___ Input data ___
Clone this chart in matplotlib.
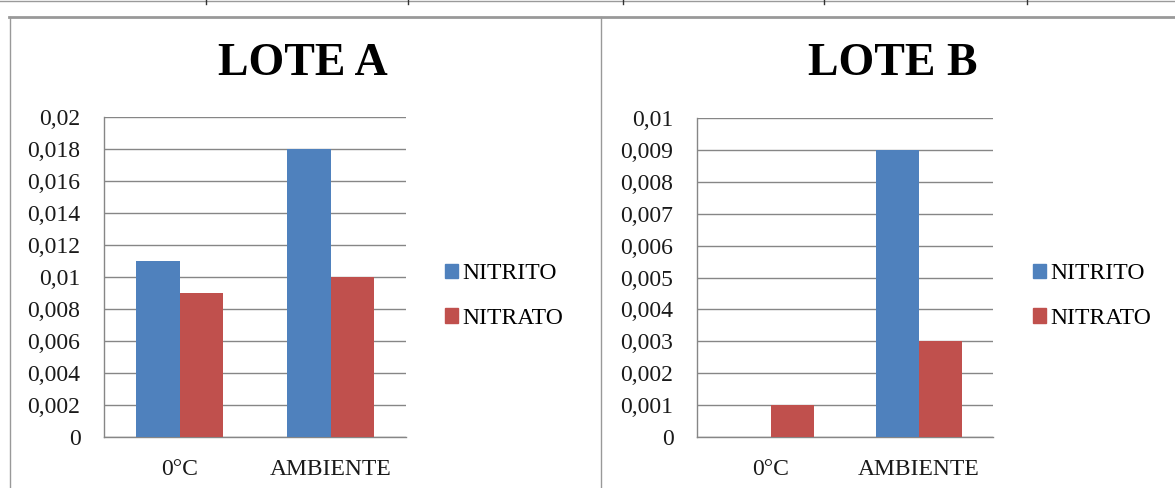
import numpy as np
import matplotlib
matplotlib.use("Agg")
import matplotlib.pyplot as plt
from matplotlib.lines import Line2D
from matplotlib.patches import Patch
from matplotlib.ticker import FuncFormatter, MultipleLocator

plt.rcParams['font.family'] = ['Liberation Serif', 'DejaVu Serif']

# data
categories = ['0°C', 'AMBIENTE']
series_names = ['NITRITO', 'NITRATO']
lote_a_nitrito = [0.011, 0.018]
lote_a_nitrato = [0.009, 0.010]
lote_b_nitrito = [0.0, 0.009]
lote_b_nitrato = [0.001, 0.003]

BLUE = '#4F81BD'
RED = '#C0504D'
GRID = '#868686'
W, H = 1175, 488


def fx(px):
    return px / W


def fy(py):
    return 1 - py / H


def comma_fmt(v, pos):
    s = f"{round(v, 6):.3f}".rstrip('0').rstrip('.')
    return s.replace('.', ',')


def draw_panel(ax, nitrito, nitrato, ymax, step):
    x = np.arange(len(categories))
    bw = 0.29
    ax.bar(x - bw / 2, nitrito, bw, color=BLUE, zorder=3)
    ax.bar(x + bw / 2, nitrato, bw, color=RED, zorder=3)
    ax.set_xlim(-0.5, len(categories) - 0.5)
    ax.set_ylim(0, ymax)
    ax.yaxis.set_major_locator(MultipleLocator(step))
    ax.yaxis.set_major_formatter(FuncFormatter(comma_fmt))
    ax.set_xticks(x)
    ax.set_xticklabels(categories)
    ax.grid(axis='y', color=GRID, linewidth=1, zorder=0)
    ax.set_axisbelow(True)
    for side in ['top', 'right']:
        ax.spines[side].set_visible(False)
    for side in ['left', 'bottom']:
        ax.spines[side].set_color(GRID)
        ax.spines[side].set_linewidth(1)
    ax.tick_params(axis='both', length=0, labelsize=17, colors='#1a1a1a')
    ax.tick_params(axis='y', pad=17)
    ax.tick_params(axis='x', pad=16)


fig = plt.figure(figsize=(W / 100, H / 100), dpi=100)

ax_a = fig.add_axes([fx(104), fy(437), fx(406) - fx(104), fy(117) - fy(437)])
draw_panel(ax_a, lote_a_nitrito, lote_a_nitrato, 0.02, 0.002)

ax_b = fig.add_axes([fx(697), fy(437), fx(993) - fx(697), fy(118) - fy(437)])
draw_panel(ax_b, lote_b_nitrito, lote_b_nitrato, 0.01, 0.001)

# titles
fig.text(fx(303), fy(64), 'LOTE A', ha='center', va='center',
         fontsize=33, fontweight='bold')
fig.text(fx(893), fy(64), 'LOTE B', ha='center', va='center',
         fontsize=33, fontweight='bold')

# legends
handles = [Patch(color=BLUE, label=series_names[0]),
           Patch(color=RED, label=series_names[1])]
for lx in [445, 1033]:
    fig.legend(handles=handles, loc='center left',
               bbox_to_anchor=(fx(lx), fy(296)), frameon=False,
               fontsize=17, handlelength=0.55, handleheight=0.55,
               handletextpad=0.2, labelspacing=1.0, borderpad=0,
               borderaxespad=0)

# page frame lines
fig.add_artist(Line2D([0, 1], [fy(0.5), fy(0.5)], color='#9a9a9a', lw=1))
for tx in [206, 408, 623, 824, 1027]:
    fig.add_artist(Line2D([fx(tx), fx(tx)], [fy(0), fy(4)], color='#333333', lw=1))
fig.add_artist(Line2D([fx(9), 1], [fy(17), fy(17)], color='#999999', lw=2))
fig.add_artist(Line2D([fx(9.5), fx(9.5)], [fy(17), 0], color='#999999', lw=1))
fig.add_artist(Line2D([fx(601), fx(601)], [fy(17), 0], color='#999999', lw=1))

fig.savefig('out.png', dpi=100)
___
___ Input data ___
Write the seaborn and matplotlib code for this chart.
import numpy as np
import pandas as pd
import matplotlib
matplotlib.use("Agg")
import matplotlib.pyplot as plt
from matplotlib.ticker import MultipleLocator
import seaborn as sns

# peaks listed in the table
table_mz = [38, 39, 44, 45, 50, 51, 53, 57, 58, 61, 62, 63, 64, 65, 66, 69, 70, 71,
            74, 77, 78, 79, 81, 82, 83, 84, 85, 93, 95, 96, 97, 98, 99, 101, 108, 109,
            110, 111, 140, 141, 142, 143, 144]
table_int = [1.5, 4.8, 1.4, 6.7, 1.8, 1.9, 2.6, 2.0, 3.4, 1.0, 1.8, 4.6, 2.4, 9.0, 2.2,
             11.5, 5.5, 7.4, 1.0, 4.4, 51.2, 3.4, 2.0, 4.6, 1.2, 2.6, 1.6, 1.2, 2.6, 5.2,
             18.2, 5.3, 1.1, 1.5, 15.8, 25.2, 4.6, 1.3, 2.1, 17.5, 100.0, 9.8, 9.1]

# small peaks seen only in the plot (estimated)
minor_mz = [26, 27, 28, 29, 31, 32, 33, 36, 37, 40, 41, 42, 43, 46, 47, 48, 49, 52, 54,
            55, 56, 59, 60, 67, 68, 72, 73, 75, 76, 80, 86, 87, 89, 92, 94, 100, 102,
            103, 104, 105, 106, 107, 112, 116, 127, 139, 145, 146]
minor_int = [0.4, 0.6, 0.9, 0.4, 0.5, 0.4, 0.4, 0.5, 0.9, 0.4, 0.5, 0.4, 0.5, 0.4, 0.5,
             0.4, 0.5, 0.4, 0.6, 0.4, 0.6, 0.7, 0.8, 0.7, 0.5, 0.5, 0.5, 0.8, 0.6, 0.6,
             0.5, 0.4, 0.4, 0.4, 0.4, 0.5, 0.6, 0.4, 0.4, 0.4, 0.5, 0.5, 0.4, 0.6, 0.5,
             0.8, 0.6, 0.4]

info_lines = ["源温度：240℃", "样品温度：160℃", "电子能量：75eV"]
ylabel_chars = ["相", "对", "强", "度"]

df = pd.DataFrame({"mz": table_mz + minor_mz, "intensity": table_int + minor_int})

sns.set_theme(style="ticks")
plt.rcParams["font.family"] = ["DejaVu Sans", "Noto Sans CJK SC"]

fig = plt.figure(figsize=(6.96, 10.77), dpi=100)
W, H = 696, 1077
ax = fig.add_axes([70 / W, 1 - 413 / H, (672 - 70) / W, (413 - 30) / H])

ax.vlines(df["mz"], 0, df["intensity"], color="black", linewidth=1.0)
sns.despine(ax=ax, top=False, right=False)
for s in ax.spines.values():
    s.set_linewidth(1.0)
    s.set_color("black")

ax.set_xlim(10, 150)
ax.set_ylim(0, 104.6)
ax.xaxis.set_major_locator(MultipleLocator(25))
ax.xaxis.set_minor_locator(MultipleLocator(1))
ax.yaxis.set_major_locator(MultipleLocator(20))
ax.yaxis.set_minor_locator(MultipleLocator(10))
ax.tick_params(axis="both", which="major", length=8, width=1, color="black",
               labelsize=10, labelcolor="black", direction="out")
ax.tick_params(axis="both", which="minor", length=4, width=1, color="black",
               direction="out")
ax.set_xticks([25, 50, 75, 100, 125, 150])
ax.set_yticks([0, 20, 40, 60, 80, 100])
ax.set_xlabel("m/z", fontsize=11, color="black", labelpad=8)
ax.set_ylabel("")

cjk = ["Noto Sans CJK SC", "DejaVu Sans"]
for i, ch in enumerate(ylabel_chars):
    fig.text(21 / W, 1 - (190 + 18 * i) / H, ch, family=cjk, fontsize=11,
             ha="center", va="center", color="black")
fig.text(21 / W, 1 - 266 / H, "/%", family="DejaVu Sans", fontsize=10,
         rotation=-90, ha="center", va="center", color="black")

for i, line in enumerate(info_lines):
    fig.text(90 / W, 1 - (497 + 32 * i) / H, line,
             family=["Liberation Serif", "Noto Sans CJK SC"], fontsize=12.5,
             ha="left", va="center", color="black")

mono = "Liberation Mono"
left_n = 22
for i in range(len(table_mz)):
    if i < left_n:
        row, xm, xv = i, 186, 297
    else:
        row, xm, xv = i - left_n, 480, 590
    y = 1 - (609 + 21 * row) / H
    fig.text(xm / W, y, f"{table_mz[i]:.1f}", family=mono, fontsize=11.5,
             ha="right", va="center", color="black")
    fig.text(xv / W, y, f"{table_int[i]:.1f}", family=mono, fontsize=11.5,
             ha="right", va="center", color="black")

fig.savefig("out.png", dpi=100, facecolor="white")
___
___ Input data ___
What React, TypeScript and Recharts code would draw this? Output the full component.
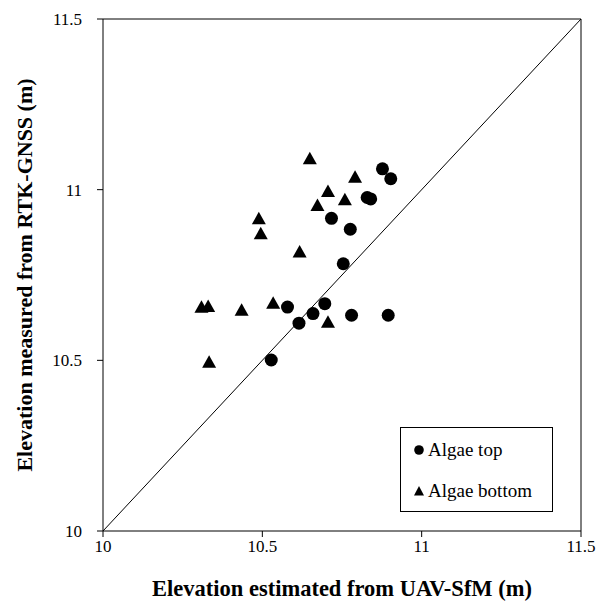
___
The problem: Each line above that includes "seaborn" should be shown.

Result of the exercise:
Write the seaborn and matplotlib code for this chart.
import seaborn as sns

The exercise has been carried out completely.